To do this, I first have to get through the automated phone system which is especially bad for Citi which repeatedly asks, “What’s your credit card number?” From there, I’m asked by the agent for the full credit card number which I do not have before being transferred to the fraud department to verify it is indeed me. After being transferred back to customer service, the agent will try to charge $6 to have the card expedited, something that only a pushover would pay. Then within one day the new, shiny card will finally arrive which is when I have to figure out how to hit the mins.

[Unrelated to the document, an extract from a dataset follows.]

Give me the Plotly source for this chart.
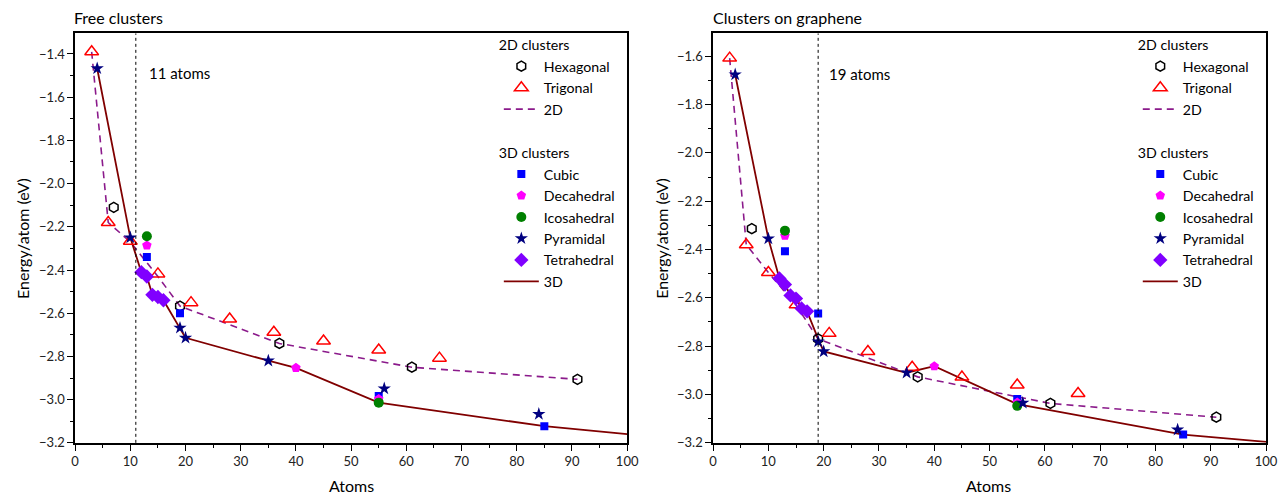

One strategy for hitting those mins is to assemble a team of spenders, something my parents agreed to for a few weeks only to quickly change their tune, believing that the points hustle was borderline illegal. They quickly cut up their authorized cards. There are a few people in this world that you may be able to convince to help you, but that presents another problem. Without the full credit card number, banks are reluctant to send cards to authorized users at a different address than the billing address. The only workaround is to have the original card sent to your current location, activate it, then ask for another card to be sent overnight, at no fee of course, to the authorized user. When the authorized user does go to make a purchase in the third location, expect that the transaction will be flagged for fraud. Looks like, it’s back to calling the automated phone system.

If you’re nomading your way throughout the US then it may be worth the headache of putting the address of the current place you lay your head when you apply and endure the recon questions to avoid the alternative. If you’re living overseas, then this hassle is part of the process. Recall, the reward for this trouble is that baller lifestyle.

I've done did a lot of shit just to live this here lifestyle
Done did a lot of shit just to live this here lifestyle

2 COMMENTS

  1. This is a constant battle for me. My parents want nothing to do with it, so I have a mail service with a physical U.S. address. I have everything sent there and then forwarded to me wherever I am. It takes 2-3x longer, but is more reliable and takes some of the guessing out. The problem is that most banks have caught wind of this service and now flag it as a non-legitimate address, so I have to call in every single time I open a card or bank account, and usually have to end up providing my parent’s address as secondary verification.Frustrating, but worth it.